Please transcribe the data that follows without the pictures, keeping every word the same.

Available data
* * *
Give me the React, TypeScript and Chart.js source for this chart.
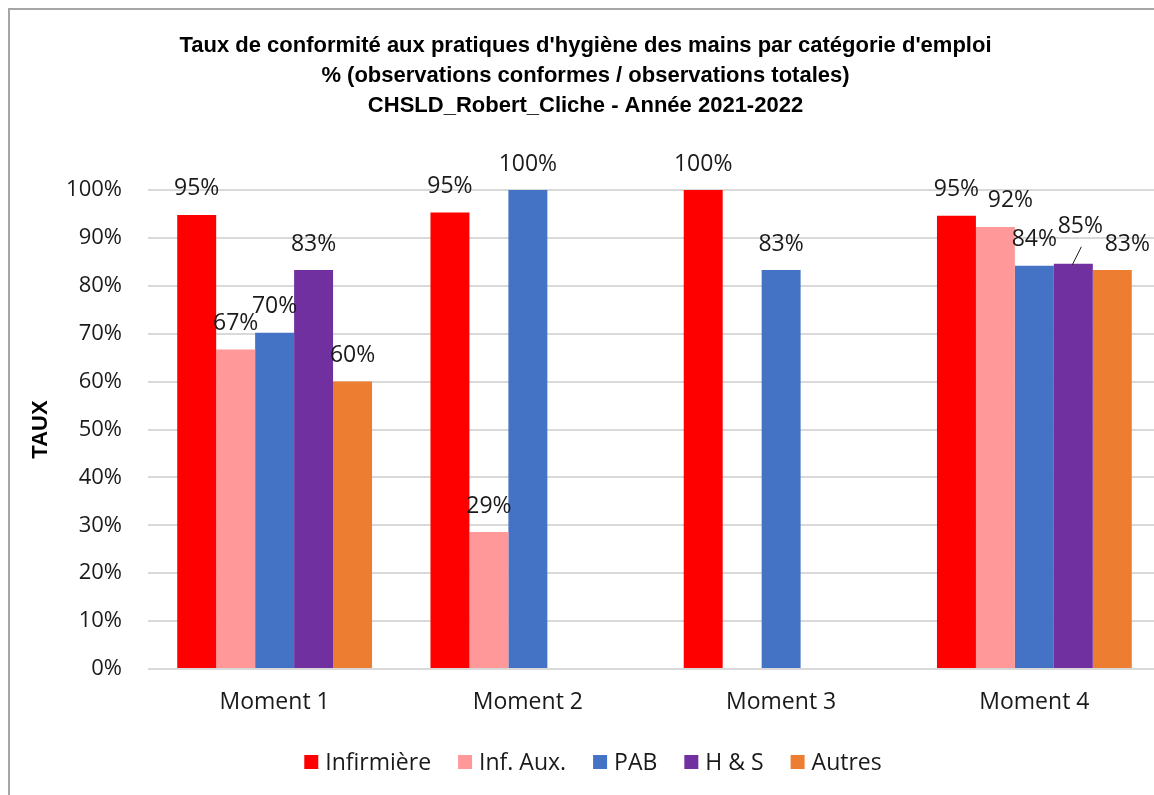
import React, { useEffect, useRef } from "react";
import { Chart, registerables } from "chart.js";

Chart.register(...registerables);

const categories = ["Moment 1", "Moment 2", "Moment 3", "Moment 4"];
const seriesNames = ["Infirmière", "Inf. Aux.", "PAB", "H & S", "Autres"];
const infirmiere = [94.8, 95.3, 100, 94.6];
const infAux = [66.7, 28.6, null, 92.3];
const pab = [70.2, 100, 83.3, 84.2];
const hs = [83.3, null, null, 84.6];
const autres = [60, null, null, 83.3];
const seriesColors = ["#FF0000", "#FF9999", "#4472C4", "#7030A0", "#ED7D31"];
const titleLines = [
  "Taux de conformité aux pratiques d'hygiène des mains par catégorie d'emploi",
  "% (observations conformes / observations totales)",
  "CHSLD_Robert_Cliche - Année 2021-2022",
];
const yTitle = "TAUX";

// label nudges: [datasetIndex, categoryIndex, dx, dy, leader]
const labelNudges: [number, number, number, number, boolean][] = [
  [1, 3, 15, 0, false],
  [3, 3, 7, -11, true],
  [4, 3, 15, 0, false],
];

const TEXT_FONT = "'Open Sans', sans-serif";
const BOLD_FONT = "'Liberation Sans', Arial, sans-serif";

const dataLabelPlugin = {
  id: "dataLabels",
  afterDatasetsDraw(chart: any) {
    const ctx = chart.ctx;
    ctx.save();
    ctx.font = `23px ${TEXT_FONT}`;
    ctx.fillStyle = "#1a1a1a";
    ctx.textAlign = "center";
    ctx.textBaseline = "middle";
    chart.data.datasets.forEach((ds: any, di: number) => {
      const meta = chart.getDatasetMeta(di);
      meta.data.forEach((el: any, i: number) => {
        const v = ds.data[i];
        if (v === null || v === undefined) return;
        let dx = 0, dy = 0, leader = false;
        for (const n of labelNudges) {
          if (n[0] === di && n[1] === i) { dx = n[2]; dy = n[3]; leader = n[4]; }
        }
        const x = el.x + dx;
        const y = el.y - 26 + dy;
        ctx.fillText(Math.round(v) + "%", x, y);
        if (leader) {
          ctx.beginPath();
          ctx.strokeStyle = "#1a1a1a";
          ctx.lineWidth = 1;
          ctx.moveTo(x + 1, y + 20);
          ctx.lineTo(el.x - 1, el.y + 1);
          ctx.stroke();
        }
      });
    });
    ctx.restore();
  },
};

const legendPlugin = {
  id: "customLegend",
  afterDraw(chart: any) {
    const ctx = chart.ctx;
    ctx.save();
    ctx.font = `23px ${TEXT_FONT}`;
    ctx.textBaseline = "middle";
    ctx.textAlign = "left";
    const box = 14, gap = 7, spacing = 27;
    const widths = chart.data.datasets.map((d: any) => ctx.measureText(d.label).width);
    const total = widths.reduce((a: number, w: number) => a + box + gap + w, 0) + spacing * (widths.length - 1);
    let x = 583 - total / 2;
    const y = 752;
    chart.data.datasets.forEach((d: any, i: number) => {
      ctx.fillStyle = d.backgroundColor;
      ctx.fillRect(x, y - box / 2, box, box);
      x += box + gap;
      ctx.fillStyle = "#1a1a1a";
      ctx.fillText(d.label, x, y + 1);
      x += widths[i] + spacing;
    });
    ctx.restore();
  },
};

export default function App() {
  const ref = useRef<HTMLCanvasElement | null>(null);
  useEffect(() => {
    if (!ref.current) return;
    const seriesData = [infirmiere, infAux, pab, hs, autres];
    const chart = new Chart(ref.current, {
      type: "bar",
      data: {
        labels: categories,
        datasets: seriesNames.map((name, i) => ({
          label: name,
          data: seriesData[i],
          backgroundColor: seriesColors[i],
          borderWidth: 0,
          barPercentage: 1,
          categoryPercentage: 5 / 6.5,
        })),
      },
      options: {
        responsive: false,
        animation: false,
        layout: { padding: { left: 0, right: 1, top: 0, bottom: 0 } },
        plugins: {
          legend: { display: false },
          tooltip: { enabled: false },
          title: {
            display: true,
            text: titleLines,
            color: "#000",
            font: { family: BOLD_FONT, size: 22, weight: "bold", lineHeight: 30 / 22 },
            padding: { top: 21, bottom: 69 },
          },
        },
        scales: {
          x: {
            grid: { display: false, drawTicks: false },
            border: { display: false },
            ticks: { color: "#1a1a1a", font: { family: TEXT_FONT, size: 23 }, padding: 20 },
            afterFit: (s: any) => { s.height = 120; },
          },
          y: {
            min: 0,
            max: 100,
            ticks: {
              stepSize: 10,
              color: "#1a1a1a",
              font: { family: TEXT_FONT, size: 22 },
              padding: 26,
              callback: (v: any) => v + "%",
            },
            grid: { color: "#d9d9d9", lineWidth: 2, drawTicks: false },
            border: { display: false },
            title: {
              display: true,
              text: yTitle,
              color: "#000",
              font: { family: BOLD_FONT, size: 22, weight: "bold" },
              padding: { top: 18, bottom: 0 },
            },
            afterFit: (s: any) => { s.width = 138; },
          },
        },
      },
      plugins: [dataLabelPlugin, legendPlugin],
    });
    return () => chart.destroy();
  }, []);

  return (
    <div style={{ position: "fixed", left: 0, top: 0, width: "100vw", height: "100vh", overflow: "hidden", background: "#fff" }}>
      <div style={{ position: "absolute", left: 8, top: 8, width: 1180, height: 820, border: "2px solid #a6a6a6", boxSizing: "border-box", background: "#fff" }}>
        <canvas ref={ref} width={1152} height={779} style={{ position: "absolute", left: 0, top: 0 }} />
      </div>
    </div>
  );
}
* * *
Task solution
Give me the React, TypeScript and Chart.js source for this chart.
import React, { useEffect, useRef } from "react";
import { Chart, registerables } from "chart.js";

Chart.register(...registerables);

const categories = ["Moment 1", "Moment 2", "Moment 3", "Moment 4"];
const seriesNames = ["Infirmière", "Inf. Aux.", "PAB", "H & S", "Autres"];
const infirmiere = [94.8, 95.3, 100, 94.6];
const infAux = [66.7, 28.6, null, 92.3];
const pab = [70.2, 100, 83.3, 84.2];
const hs = [83.3, null, null, 84.6];
const autres = [60, null, null, 83.3];
const seriesColors = ["#FF0000", "#FF9999", "#4472C4", "#7030A0", "#ED7D31"];
const titleLines = [
  "Taux de conformité aux pratiques d'hygiène des mains par catégorie d'emploi",
  "% (observations conformes / observations totales)",
  "CHSLD_Robert_Cliche - Année 2021-2022",
];
const yTitle = "TAUX";

// label nudges: [datasetIndex, categoryIndex, dx, dy, leader]
const labelNudges: [number, number, number, number, boolean][] = [
  [1, 3, 15, 0, false],
  [3, 3, 7, -11, true],
  [4, 3, 15, 0, false],
];

const TEXT_FONT = "'Open Sans', sans-serif";
const BOLD_FONT = "'Liberation Sans', Arial, sans-serif";

const dataLabelPlugin = {
  id: "dataLabels",
  afterDatasetsDraw(chart: any) {
    const ctx = chart.ctx;
    ctx.save();
    ctx.font = `23px ${TEXT_FONT}`;
    ctx.fillStyle = "#1a1a1a";
    ctx.textAlign = "center";
    ctx.textBaseline = "middle";
    chart.data.datasets.forEach((ds: any, di: number) => {
      const meta = chart.getDatasetMeta(di);
      meta.data.forEach((el: any, i: number) => {
        const v = ds.data[i];
        if (v === null || v === undefined) return;
        let dx = 0, dy = 0, leader = false;
        for (const n of labelNudges) {
          if (n[0] === di && n[1] === i) { dx = n[2]; dy = n[3]; leader = n[4]; }
        }
        const x = el.x + dx;
        const y = el.y - 26 + dy;
        ctx.fillText(Math.round(v) + "%", x, y);
        if (leader) {
          ctx.beginPath();
          ctx.strokeStyle = "#1a1a1a";
          ctx.lineWidth = 1;
          ctx.moveTo(x + 1, y + 20);
          ctx.lineTo(el.x - 1, el.y + 1);
          ctx.stroke();
        }
      });
    });
    ctx.restore();
  },
};

const legendPlugin = {
  id: "customLegend",
  afterDraw(chart: any) {
    const ctx = chart.ctx;
    ctx.save();
    ctx.font = `23px ${TEXT_FONT}`;
    ctx.textBaseline = "middle";
    ctx.textAlign = "left";
    const box = 14, gap = 7, spacing = 27;
    const widths = chart.data.datasets.map((d: any) => ctx.measureText(d.label).width);
    const total = widths.reduce((a: number, w: number) => a + box + gap + w, 0) + spacing * (widths.length - 1);
    let x = 583 - total / 2;
    const y = 752;
    chart.data.datasets.forEach((d: any, i: number) => {
      ctx.fillStyle = d.backgroundColor;
      ctx.fillRect(x, y - box / 2, box, box);
      x += box + gap;
      ctx.fillStyle = "#1a1a1a";
      ctx.fillText(d.label, x, y + 1);
      x += widths[i] + spacing;
    });
    ctx.restore();
  },
};

export default function App() {
  const ref = useRef<HTMLCanvasElement | null>(null);
  useEffect(() => {
    if (!ref.current) return;
    const seriesData = [infirmiere, infAux, pab, hs, autres];
    const chart = new Chart(ref.current, {
      type: "bar",
      data: {
        labels: categories,
        datasets: seriesNames.map((name, i) => ({
          label: name,
          data: seriesData[i],
          backgroundColor: seriesColors[i],
          borderWidth: 0,
          barPercentage: 1,
          categoryPercentage: 5 / 6.5,
        })),
      },
      options: {
        responsive: false,
        animation: false,
        layout: { padding: { left: 0, right: 1, top: 0, bottom: 0 } },
        plugins: {
          legend: { display: false },
          tooltip: { enabled: false },
          title: {
            display: true,
            text: titleLines,
            color: "#000",
            font: { family: BOLD_FONT, size: 22, weight: "bold", lineHeight: 30 / 22 },
            padding: { top: 21, bottom: 69 },
          },
        },
        scales: {
          x: {
            grid: { display: false, drawTicks: false },
            border: { display: false },
            ticks: { color: "#1a1a1a", font: { family: TEXT_FONT, size: 23 }, padding: 20 },
            afterFit: (s: any) => { s.height = 120; },
          },
          y: {
            min: 0,
            max: 100,
            ticks: {
              stepSize: 10,
              color: "#1a1a1a",
              font: { family: TEXT_FONT, size: 22 },
              padding: 26,
              callback: (v: any) => v + "%",
            },
            grid: { color: "#d9d9d9", lineWidth: 2, drawTicks: false },
            border: { display: false },
            title: {
              display: true,
              text: yTitle,
              color: "#000",
              font: { family: BOLD_FONT, size: 22, weight: "bold" },
              padding: { top: 18, bottom: 0 },
            },
            afterFit: (s: any) => { s.width = 138; },
          },
        },
      },
      plugins: [dataLabelPlugin, legendPlugin],
    });
    return () => chart.destroy();
  }, []);

  return (
    <div style={{ position: "fixed", left: 0, top: 0, width: "100vw", height: "100vh", overflow: "hidden", background: "#fff" }}>
      <div style={{ position: "absolute", left: 8, top: 8, width: 1180, height: 820, border: "2px solid #a6a6a6", boxSizing: "border-box", background: "#fff" }}>
        <canvas ref={ref} width={1152} height={779} style={{ position: "absolute", left: 0, top: 0 }} />
      </div>
    </div>
  );
}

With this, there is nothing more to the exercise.